In any constitutional democracy, failing governments must ultimately be held to account by the citizenry, and this requires persevering in upholding non-racialism, says the Institute of Race Relations (IRR).

The IRR was responding to debate over police minister Bheki Cele’s meltdown at a public meeting in Gugulethu, and in particular questions about whether Cele’s critic at the contentious community meeting, Ian Cameron, had in any acted inappropriately, given his skin colour.

In a statement, the IRR says: ‘The notion that citizenship is non-racial is a foundational value of South Africa, morally and constitutionally.
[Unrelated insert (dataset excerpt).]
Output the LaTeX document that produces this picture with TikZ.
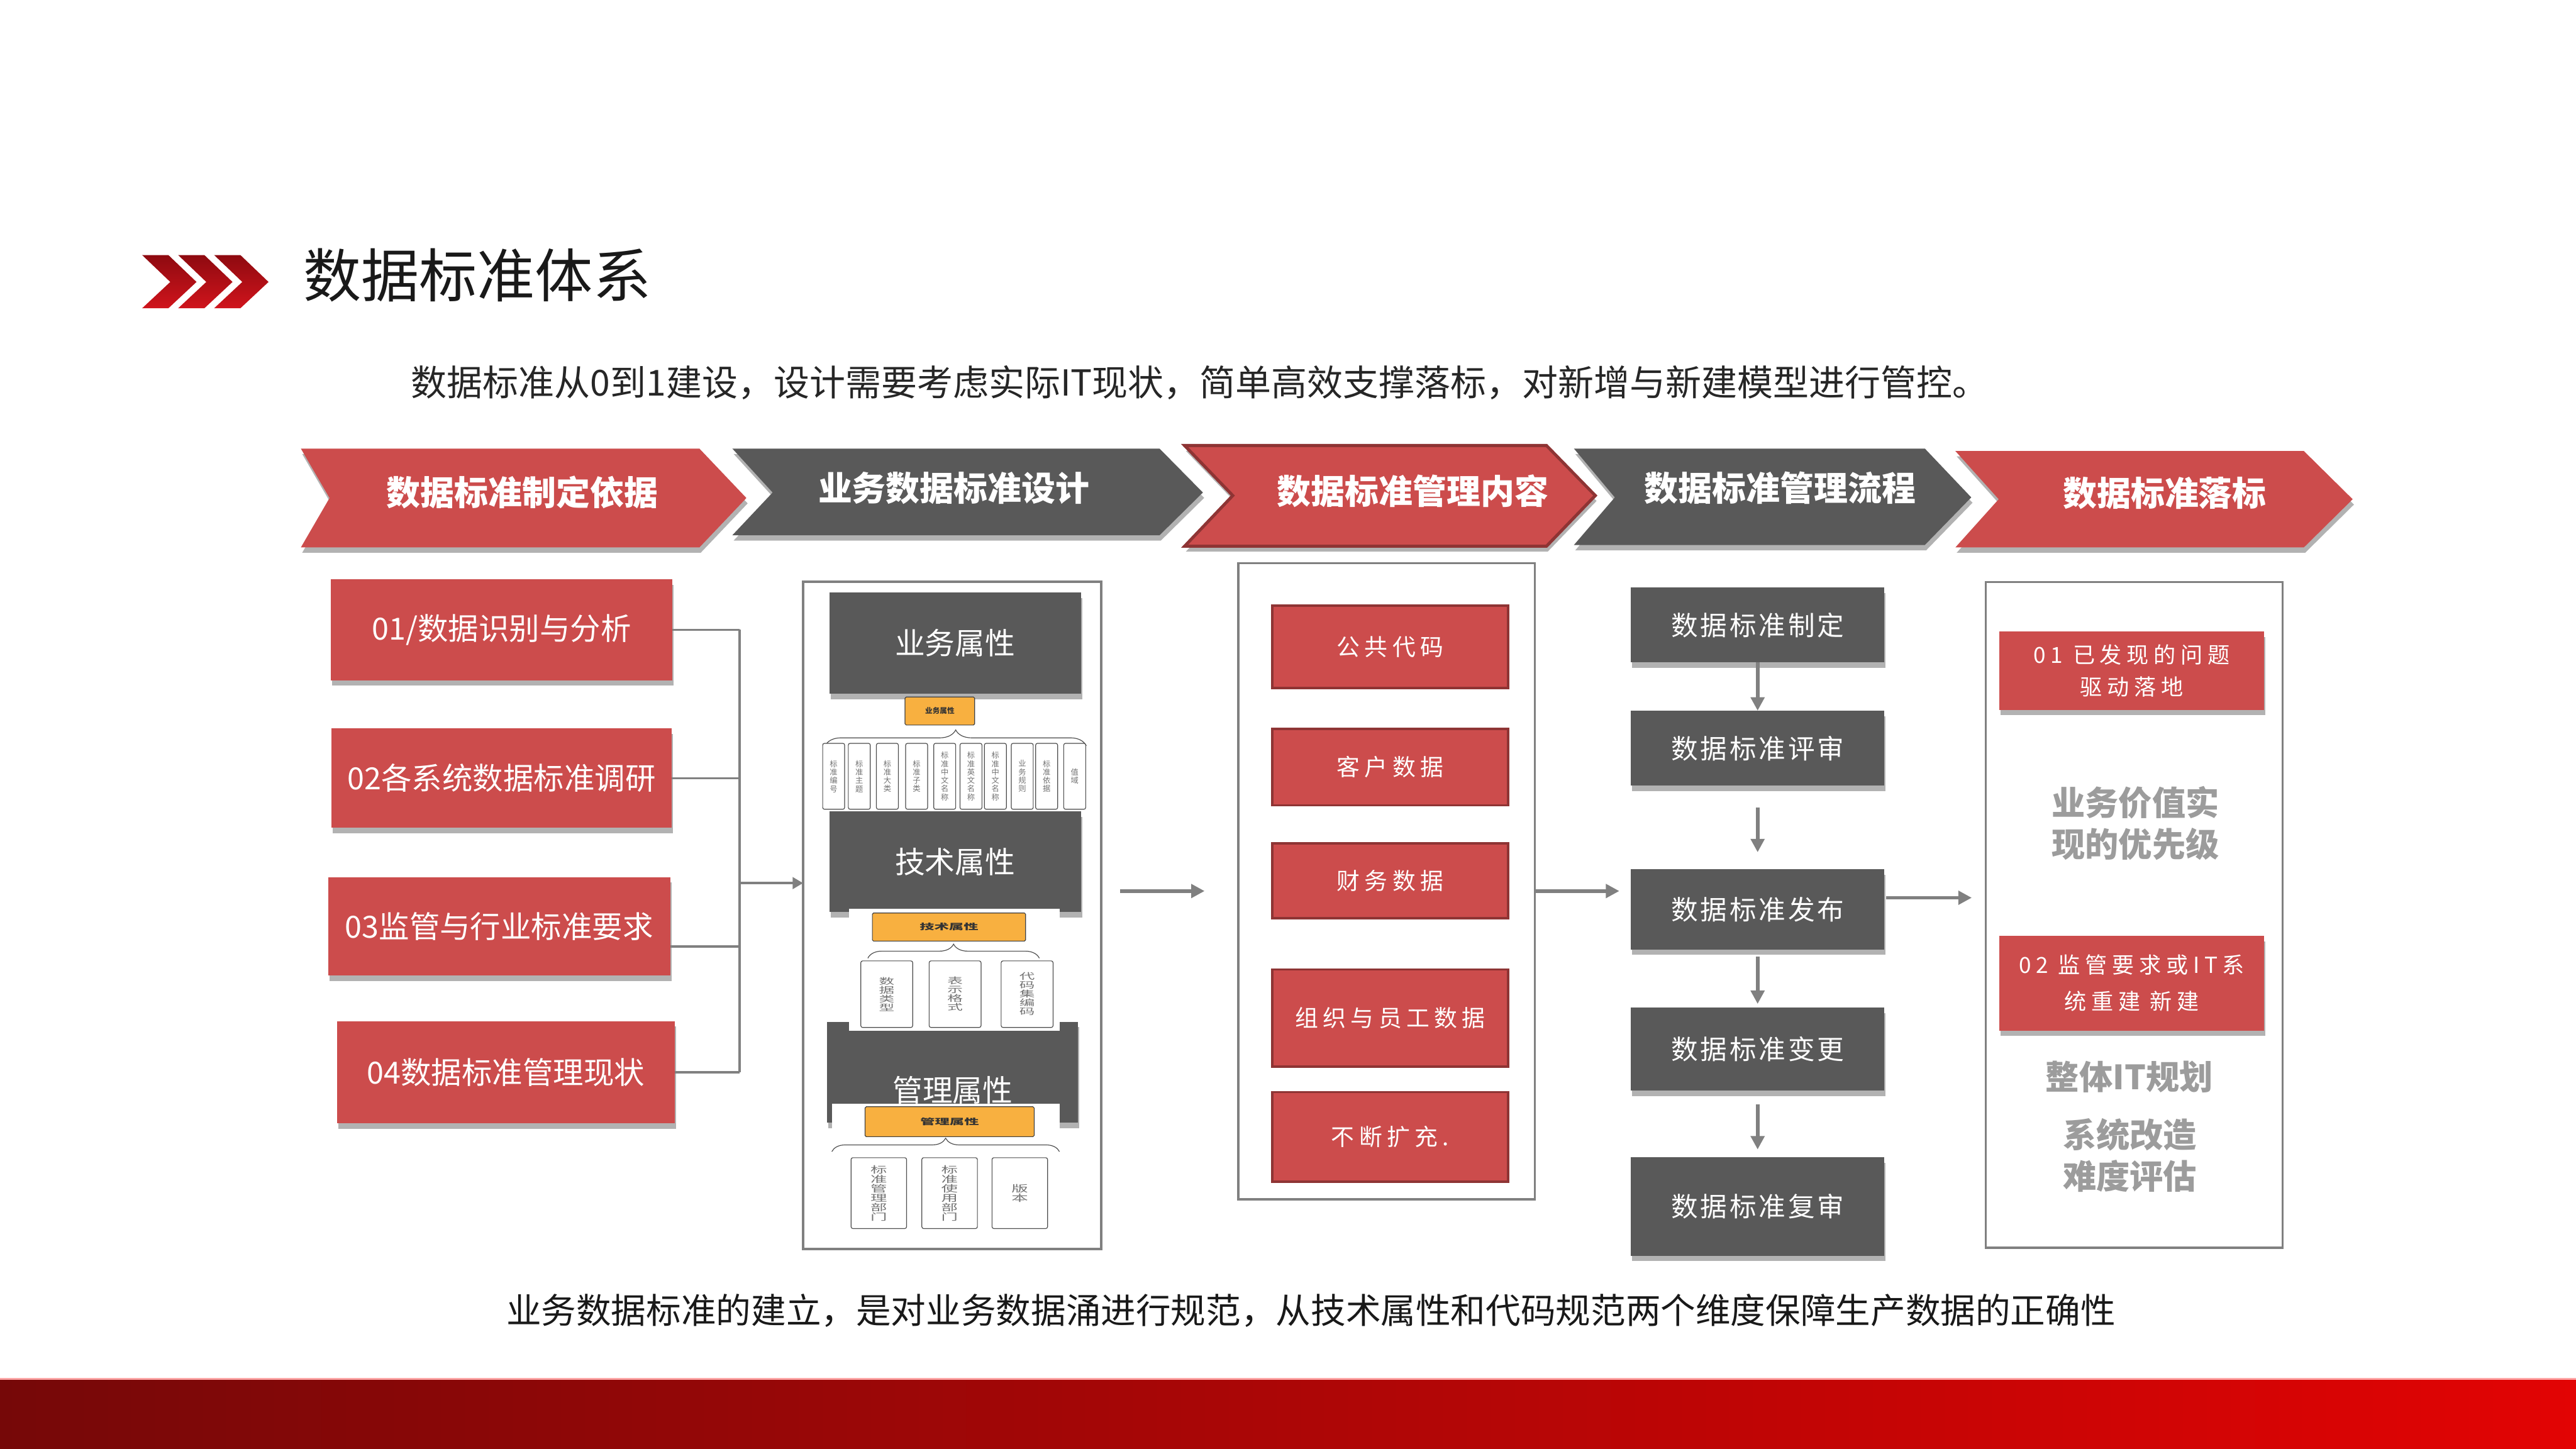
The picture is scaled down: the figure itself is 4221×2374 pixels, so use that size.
\documentclass[tikz,border=0pt]{standalone}
\usepackage{fontspec}
\setmainfont{Noto Sans CJK SC}
\newfontfamily\spacedA[LetterSpace=9]{Noto Sans CJK SC}
\newfontfamily\spacedB[LetterSpace=20]{Noto Sans CJK SC}
\newfontfamily\spacedC[LetterSpace=22]{Noto Sans CJK SC}
\newfontfamily\wideCJK[FakeStretch=1.8]{Noto Sans CJK SC}
\usetikzlibrary{arrows.meta, shadows, decorations.pathreplacing}

\definecolor{boxred}{HTML}{CC4C4C}
\definecolor{darkred}{HTML}{8E3434}
\definecolor{boxgray}{HTML}{595959}
\definecolor{linegray}{HTML}{808080}
\definecolor{attrorange}{HTML}{F8B040}
\definecolor{softgray}{HTML}{9C9C9C}
\definecolor{chevdark}{HTML}{8E0A10}
\definecolor{chevred}{HTML}{D0141C}
\definecolor{banddark}{HTML}{760808}
\definecolor{bandred}{HTML}{E20404}

\begin{document}
\begin{tikzpicture}[x=0.01cm, y=-0.01cm,
    >={Triangle[length=0.22cm, width=0.22cm]},
    boxshadow/.style={drop shadow={shadow xshift=0.6pt, shadow yshift=-2.5pt, fill=black, opacity=0.3}},
    redbox/.style={fill=boxred, text=white, inner sep=0pt, outer sep=0pt, boxshadow, font=\fontsize{14.2pt}{16pt}\selectfont},
    greybox/.style={fill=boxgray, text=white, inner sep=0pt, outer sep=0pt, boxshadow},
    panel/.style={draw=linegray, line width=0.035cm, fill=white, inner sep=0pt, outer sep=0pt},
    itembox/.style={fill=boxred, draw=darkred, line width=0.04cm, text=white, inner sep=0pt, outer sep=0pt, font=\spacedB\fontsize{10.8pt}{12pt}\selectfont},
    orangebox/.style={fill=attrorange, draw=black!75, line width=0.012cm, rounded corners=0.02cm, inner sep=0pt, text=black!80},
    leafbox/.style={draw=black!70, line width=0.012cm, rounded corners=0.03cm, fill=white, inner sep=0pt, align=center, text=black!55},
    attrbrace/.style={decorate, draw=black!70, line width=0.012cm},
    conn/.style={draw=linegray, line width=0.035cm},
    arr/.style={draw=linegray, line width=0.06cm, ->},
    bannertxt/.style={text=white, font=\bfseries\fontsize{15.8pt}{18pt}\selectfont},
    softtxt/.style={text=softgray, align=center, font=\bfseries\fontsize{15.6pt}{19.5pt}\selectfont}
  ]
  \useasboundingbox (0,0) rectangle (4221,2374);
  \fill[white] (0,0) rectangle (4221,2374);

  % --- title ---
  \foreach \dx in {0,59,118}
    \shade[top color=chevdark, bottom color=chevred]
      ({233+\dx},418) -- ({276+\dx},418) -- ({322+\dx},462) -- ({276+\dx},505)
      -- ({233+\dx},505) -- ({279+\dx},462) -- cycle;
  \node[text=black!90, font=\fontsize{27pt}{30pt}\selectfont] (title) at (782,451) {数据标准体系};
  \node[text=black!85, font=\fontsize{16.7pt}{19pt}\selectfont] (sub) at (1966,627)
    {数据标准从0到1建设，设计需要考虑实际IT现状，简单高效支撑落标，对新增与新建模型进行管控。};

  % --- banner chevrons ---
  \fill[boxred, boxshadow] (493,735) -- (1146,735) -- (1223,816) -- (1146,897) -- (493,897) -- (540,816) -- cycle;
  \node[bannertxt] (h1) at (856,807) {数据标准制定依据};
  \fill[boxgray, boxshadow] (1200,735) -- (1900,735) -- (1971,807) -- (1900,877) -- (1200,877) -- (1266,807) -- cycle;
  \node[bannertxt] (h2) at (1563,800) {业务数据标准设计};
  \draw[fill=boxred, draw=darkred, line width=0.05cm, boxshadow] (1941,730) -- (2534,730) -- (2614,812) -- (2534,895) -- (1941,895) -- (2020,812) -- cycle;
  \node[bannertxt] (h3) at (2315,805) {数据标准管理内容};
  \fill[boxgray, boxshadow] (2579,735) -- (3154,735) -- (3230,815) -- (3154,893) -- (2579,893) -- (2646,815) -- cycle;
  \node[bannertxt] (h4) at (2917,800) {数据标准管理流程};
  \fill[boxred, boxshadow] (3204,739) -- (3775,739) -- (3855,818) -- (3775,897) -- (3204,897) -- (3275,818) -- cycle;
  \node[bannertxt] (h5) at (3547,808) {数据标准落标};

  % --- column 1: basis ---
  \node[redbox, minimum width=5.59cm, minimum height=1.65cm] (b01) at (822,1032) {01/数据识别与分析};
  \node[redbox, minimum width=5.57cm, minimum height=1.63cm] (b02) at (822,1275) {02各系统数据标准调研};
  \node[redbox, minimum width=5.60cm, minimum height=1.61cm] (b03) at (818,1518) {03监管与行业标准要求};
  \node[redbox, minimum width=5.54cm, minimum height=1.67cm] (b04) at (829,1757) {04数据标准管理现状};

  \coordinate (bus) at (1212,1032);
  \coordinate (j3) at (1212,1551);
  \coordinate (busm) at (1212,1447);
  \draw[conn] (b01.east) -- (bus);
  \draw[conn] (b02.east) -- (b02.east -| bus);
  \draw[conn] (b03.east |- j3) -- (j3);
  \draw[conn] (b04.east) -- (b04.east -| bus);
  \draw[conn] (bus) -- (b04.east -| bus);

  % --- column 2: design ---
  \node[panel, line width=0.04cm, minimum width=4.88cm, minimum height=10.93cm] (design) at (1560,1500) {};
  \draw[conn, -{Triangle[length=0.17cm, width=0.19cm]}] (busm) -- (busm -| design.west);

  \node[greybox, minimum width=4.12cm, minimum height=1.66cm, font=\fontsize{14pt}{16pt}\selectfont] (battr) at (1565,1054) {业务属性};
  \node[greybox, minimum width=4.12cm, minimum height=1.65cm, font=\fontsize{14pt}{16pt}\selectfont] (tattr) at (1565,1412) {技术属性};
  \node[greybox, minimum width=4.11cm, minimum height=1.65cm] (mattr) at (1561,1757) {};
  \node[text=white, font=\fontsize{14pt}{16pt}\selectfont] (mtxt) at (1561,1786) {管理属性};
  \fill[white] (1391,1489) rectangle (1736,1689);
  \fill[white] (1363,1809) rectangle (1736,2018);

  % business attributes
  \node[orangebox, minimum width=1.14cm, minimum height=0.46cm, font=\bfseries\fontsize{3.4pt}{4pt}\selectfont] (o1) at (1540,1165) {业务属性};
  \draw[attrbrace, decoration={brace, amplitude=0.26cm}] (1352,1222) -- (1780,1222);
  \foreach \cx/\lbl [count=\i] in {1366/{标\\准\\编\\号}, 1408/{标\\准\\主\\题}, 1454/{标\\准\\大\\类},
      1502/{标\\准\\子\\类}, 1548/{标\\准\\中\\文\\名\\称}, 1591/{标\\准\\英\\文\\名\\称},
      1631/{标\\准\\中\\文\\名\\称}, 1675/{业\\务\\规\\则}, 1715/{标\\准\\依\\据}, 1761/{值\\域}}
    \node[leafbox, minimum width=0.36cm, minimum height=1.08cm, font=\fontsize{3.6pt}{3.9pt}\selectfont] (biz\i) at (\cx,1272) {\lbl};

  % technical attributes
  \node[orangebox, minimum width=2.51cm, minimum height=0.46cm, font=\bfseries\wideCJK\fontsize{3.8pt}{4.5pt}\selectfont] (o2) at (1555,1519) {技术属性};
  \draw[attrbrace, decoration={brace, amplitude=0.23cm}] (1422,1570) -- (1703,1570);
  \foreach \cx/\lbl [count=\i] in {1453/{数\\据\\类\\型}, 1565/{表\\示\\格\\式}, 1683/{代\\码\\集\\编\\码}}
    \node[leafbox, minimum width=0.85cm, minimum height=1.09cm, font=\wideCJK\fontsize{4pt}{4.1pt}\selectfont] (tec\i) at (\cx,1629) {\lbl};

  % management attributes
  \node[orangebox, minimum width=2.77cm, minimum height=0.49cm, font=\bfseries\wideCJK\fontsize{3.8pt}{4.5pt}\selectfont] (o3) at (1556,1838) {管理属性};
  \draw[attrbrace, decoration={brace, amplitude=0.22cm}] (1363,1887) -- (1736,1887);
  \foreach \cx/\lbl [count=\i] in {1440/{标\\准\\管\\理\\部\\门}, 1556/{标\\准\\使\\用\\部\\门}, 1671/{版\\本}}
    \node[leafbox, minimum width=0.91cm, minimum height=1.16cm, font=\wideCJK\fontsize{4.3pt}{4.4pt}\selectfont] (mgt\i) at (\cx,1955) {\lbl};

  % --- column 3: content ---
  \node[panel, minimum width=4.86cm, minimum height=10.42cm] (content) at (2272,1444) {};
  \node[itembox, minimum width=3.86cm, minimum height=1.35cm] (c1) at (2278,1060) {公共代码};
  \node[itembox, minimum width=3.86cm, minimum height=1.25cm] (c2) at (2278,1257) {客户数据};
  \node[itembox, minimum width=3.86cm, minimum height=1.23cm] (c3) at (2278,1443) {财务数据};
  \node[itembox, minimum width=3.86cm, minimum height=1.59cm] (c4) at (2278,1668) {组织与员工数据};
  \node[itembox, minimum width=3.86cm, minimum height=1.47cm] (c5) at (2278,1863) {不断扩充.};

  \coordinate (a1) at (1900,1460);
  \draw[arr, shorten <=0.31cm, shorten >=0.55cm] (design.east |- a1) -- (content.west |- a1);

  % --- column 4: process ---
  \foreach \cy/\hh/\lbl [count=\i] in {1024/1.23/数据标准制定, 1226/1.23/数据标准评审, 1490/1.31/数据标准发布,
      1719/1.36/数据标准变更, 1977/1.61/数据标准复审}
    \node[greybox, minimum width=4.15cm, minimum height=\hh cm, font=\spacedA\fontsize{12.5pt}{14pt}\selectfont] (p\i) at (2880,\cy) {\lbl};

  \draw[arr] (p1) -- (p2);
  \draw[arr, shorten <=0.36cm, shorten >=0.28cm] (p2) -- (p3);
  \draw[arr, shorten <=0.12cm, shorten >=0.06cm] (p3) -- (p4);
  \draw[arr, shorten <=0.22cm, shorten >=0.13cm] (p4) -- (p5);
  \draw[arr, shorten >=0.19cm] (content.east |- a1) -- (p3.west |- a1);

  % --- column 5: landing ---
  \node[panel, minimum width=4.86cm, minimum height=10.90cm] (land) at (3497,1499) {};
  \coordinate (a2) at (3150,1471);
  \draw[arr, shorten <=0.03cm, shorten >=0.23cm] (p3.east |- a2) -- (land.west |- a2);

  \node[redbox, minimum width=4.33cm, minimum height=1.28cm, align=center, font=\spacedC\fontsize{10.3pt}{15pt}\selectfont] (l1) at (3493,1099) {01 已发现的问题\\驱动落地};
  \node[softtxt] (s1) at (3499,1349) {业务价值实\\现的优先级};
  \node[redbox, minimum width=4.33cm, minimum height=1.55cm, align=center, font=\spacedC\fontsize{10.3pt}{17pt}\selectfont] (l2) at (3493,1611) {02 监管要求或IT系\\统重建 新建};
  \node[softtxt] (s2) at (3489,1765) {整体IT规划};
  \node[softtxt] (s3) at (3490,1893) {系统改造\\难度评估};

  % --- caption and footer band ---
  \node[text=black!90, font=\fontsize{16.3pt}{19pt}\selectfont] (cap) at (2148,2148)
    {业务数据标准的建立，是对业务数据涌进行规范，从技术属性和代码规范两个维度保障生产数据的正确性};
  \shade[left color=banddark, right color=bandred] (0,2259) rectangle (4221,2374);
  \draw[red!35, line width=0.03cm] (0,2259) -- (4221,2259);
\end{tikzpicture}
\end{document}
Most people’s basic values already reflect this point of common sense.”

The statement, headed, ‘Cele’s tirade offers lesson in race relations’, says: ‘Not unusually, the viral video of the week involves an allegation of racism in South Africa, this time from Police Minister Bheki Cele, directed at civil activist Ian Cameron. Cele followed up his accusation by yelling at Cameron at the top of his voice to “shut up or get out”, prompting police to forcibly remove Cameron from the Gugulethu community meeting.’

The IRR highlights the question put to Cameron by eNCA’s Sally Burdett in a live television interview.

Burdett asks: ‘Do you think – and this is perhaps the issue that is hard to talk about – there’s a point at which, possibly – I would like your input – where the free-for-all robust engagement on what is wrong in South Africa and the things that need to change, where that robust engagement ends and white South Africans’ sensitivity to our history of privilege must begin? Do you think about those things, and do you think that could have played a role? And do you think that as a white South African you need to edit yourself and be perhaps sensitive to how you might appear … or do you not subscribe to that at all?’

‘Cameron answered, in part: “No. I went there today as a citizen.”’

He went on to say: ‘I went there today as a citizen, as someone that really cares. I spend a lot time with these families on ground level. Just last week I was the family of Siphokazi Booi. She was dismembered and burnt in a trolley bin. I didn’t see any intervention plan from Cele there, or from the police. In fact, that man that killed her was out on bail after he beat her into hospital.

‘Honestly, I couldn’t care less what race someone is. People are getting killed at alarming rates in South Africa, higher than many war zones in the world. And we have a Minister of Police fighting dirty politics …I am not going to get involved in race issues when I see people being killed at the rate which they are.’

The IRR points out that a statistically significant, demographically representative survey which it commissioned in 2020 ‘found that over 70% agreed that individuals need one another across racial lines to go forward. In addition, crime and corruption were found to be the biggest problems that need to be tackled, after unemployment’.

‘However, most respondents of all races also found that “politicians who are trying to excuse their own failures” use allegations of “racism” and “colonialism” as distractions.

The IRR says: ‘Cameron’s full answer to the question of whether he should edit himself because he is white is emblematic of this.’